If would be better to use separate index for each column.

CREATE TABLE `test1` (
      `a` VARCHAR(255) NOT NULL,
      `b` VARCHAR(255) NOT NULL,
      `c` VARCHAR(255) NOT NULL,
      INDEX(`a`),
      INDEX(`b`),
      INDEX(`c`)
) ENGINE=InnoDB DEFAULT CHARSET='utf8';

Usually composite index is used to enforce unique combinations and composite primary keys.

If you expect to frequently search WHERE a = const AND b = const AND c = const, then it's also useful.

Your composite index should help with the a = const part in WHERE a = const AND c = const, but not with c.

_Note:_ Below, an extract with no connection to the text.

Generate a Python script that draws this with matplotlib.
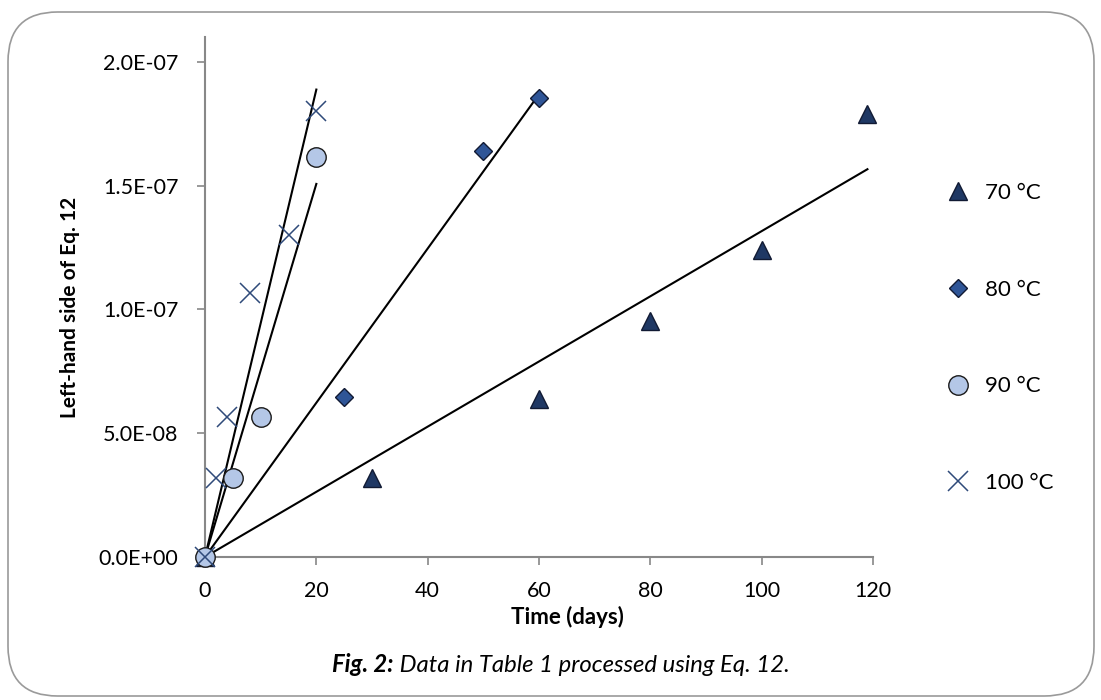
import numpy as np
import matplotlib
matplotlib.use("Agg")
import matplotlib.pyplot as plt
from matplotlib.patches import FancyBboxPatch

plt.rcParams['font.family'] = ['Lato', 'DejaVu Sans']

# ---- data (time in days, left-hand side of Eq. 12) ----
t_70 = [0, 30, 60, 80, 100, 119]
y_70 = [0, 3.2e-8, 6.4e-8, 9.55e-8, 1.24e-7, 1.79e-7]

t_80 = [0, 25, 50, 60]
y_80 = [0, 6.45e-8, 1.64e-7, 1.855e-7]

t_90 = [0, 5, 10, 20]
y_90 = [0, 3.2e-8, 5.65e-8, 1.615e-7]

t_100 = [0, 2, 4, 8, 15, 20]
y_100 = [0, 3.2e-8, 5.65e-8, 1.065e-7, 1.30e-7, 1.80e-7]

labels = ['70 °C', '80 °C', '90 °C', '100 °C']
x_ticks = [0, 20, 40, 60, 80, 100, 120]
y_ticks = [0, 5e-8, 1e-7, 1.5e-7, 2e-7]

GRAY = '#888888'
W, H = 1101, 700

fig = plt.figure(figsize=(W / 100, H / 100), dpi=100)
ax = fig.add_axes([205 / W, 1 - 557 / H, (873 - 205) / W, (557 - 37) / H])

# rounded frame around the whole figure
frame = FancyBboxPatch((8 / W, 4 / H), 1086 / W, 684 / H,
                       boxstyle="round,pad=0,rounding_size=0.045",
                       transform=fig.transFigure, fill=False,
                       edgecolor='#9a9a9a', linewidth=1.2,
                       mutation_aspect=W / H)
fig.patches.append(frame)


def origin_fit(t, y):
    # linear trendline forced through the origin
    t = np.asarray(t, float)
    y = np.asarray(y, float)
    k = np.sum(t * y) / np.sum(t * t)
    return np.array([0, t.max()]), k * np.array([0, t.max()])


styles = [
    dict(marker='^', color='#1f3864', markeredgecolor='#111a33', markersize=13),
    dict(marker='D', color='#2f5597', markeredgecolor='#111a33', markersize=9.5),
    dict(marker='o', color='#b4c7e7', markeredgecolor='#1a1a1a', markersize=14),
    dict(marker='x', color='#2f4a7a', markeredgecolor='#2f4a7a', markersize=14,
         markeredgewidth=1.1),
]
series = [(t_70, y_70), (t_80, y_80), (t_90, y_90), (t_100, y_100)]

handles = []
for (t, y), st, lab in zip(series, styles, labels):
    fx, fy = origin_fit(t, y)
    ax.plot(fx, fy, color='black', linewidth=1.5, zorder=2)
    kw = dict(st)
    if kw['marker'] != 'x':
        kw.setdefault('markeredgewidth', 1.0)
    h, = ax.plot(t, y, linestyle='none', label=lab, zorder=3, clip_on=False, **kw)
    handles.append(h)

ax.set_xlim(0, 120)
ax.set_ylim(0, 2.1e-7)
ax.set_xticks(x_ticks)
ax.set_yticks(y_ticks)
ax.set_yticklabels(['%.1E' % v for v in y_ticks])

for s in ['top', 'right']:
    ax.spines[s].set_visible(False)
for s in ['left', 'bottom']:
    ax.spines[s].set_color(GRAY)
    ax.spines[s].set_linewidth(1.5)
ax.tick_params(axis='both', direction='out', length=6, width=1.2, color=GRAY,
               labelsize=15.5)
ax.tick_params(axis='y', pad=13)
ax.tick_params(axis='x', pad=11)

fig.text(70 / W, 1 - 307 / H, 'Left-hand side of Eq. 12', rotation=90,
         ha='center', va='center', fontsize=15, fontweight='bold')
fig.text(567 / W, 1 - 617 / H, 'Time (days)', ha='center', va='center',
         fontsize=16, fontweight='bold')

# caption
cap_y = 1 - 665 / H
t1 = fig.text(0.5, cap_y, 'Fig. 2:', fontsize=17.2, fontweight='bold',
              style='italic', ha='left', va='center')
t2 = fig.text(0.5, cap_y, ' Data in Table 1 processed using Eq. 12.', fontsize=17.2,
              style='italic', ha='left', va='center')
fig.canvas.draw()
r = fig.canvas.get_renderer()
w1 = t1.get_window_extent(r).width
w2 = t2.get_window_extent(r).width
x0 = 561 - (w1 + w2) / 2
t1.set_x(x0 / W)
t2.set_x((x0 + w1) / W)

fig.legend(handles=handles, labels=labels, loc='center left',
           bbox_to_anchor=(925 / W, 1 - 338 / H), frameon=False,
           fontsize=16, labelspacing=3.45, handlelength=1.2, handletextpad=0.6,
           numpoints=1)

fig.savefig('out.png', dpi=100)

Basically, if your index is:

INDEX(a,b,c,d)

if can be used for the following searches:

 - WHERE a = const AND b = const AND c = const AND d = const
 - WHERE a = const AND b = const AND c = const
 - WHERE a = const AND b = const
 - WHERE a = const
6
  • Thanks, but the question is not in how to better design the table structure/indexes, I'm only interested in how composite index works or doesn't work for conditions using only part of it missing some columns in the middle of the index. I.e. 1st and 3rd columns in the index order as in the example above.
    – Alexey
    Commented Mar 13, 2019 at 19:36
  • Are you just exploring and testing? Commented Mar 13, 2019 at 20:05
  • yes, exactly, trying to figure out how composite indexes work + how mysql optimizer works in case of AND conditions on parts of the index that are not in sequential order from the index itself
    – Alexey
    Commented Mar 13, 2019 at 20:06
  • @Alexey, I added more info. Commented Mar 13, 2019 at 21:17
  • yes, that's what I'm interested in ,but would appreciate sources, if you found a confirmation that it will use it for the first part of WHERE clause. Where did you find the info?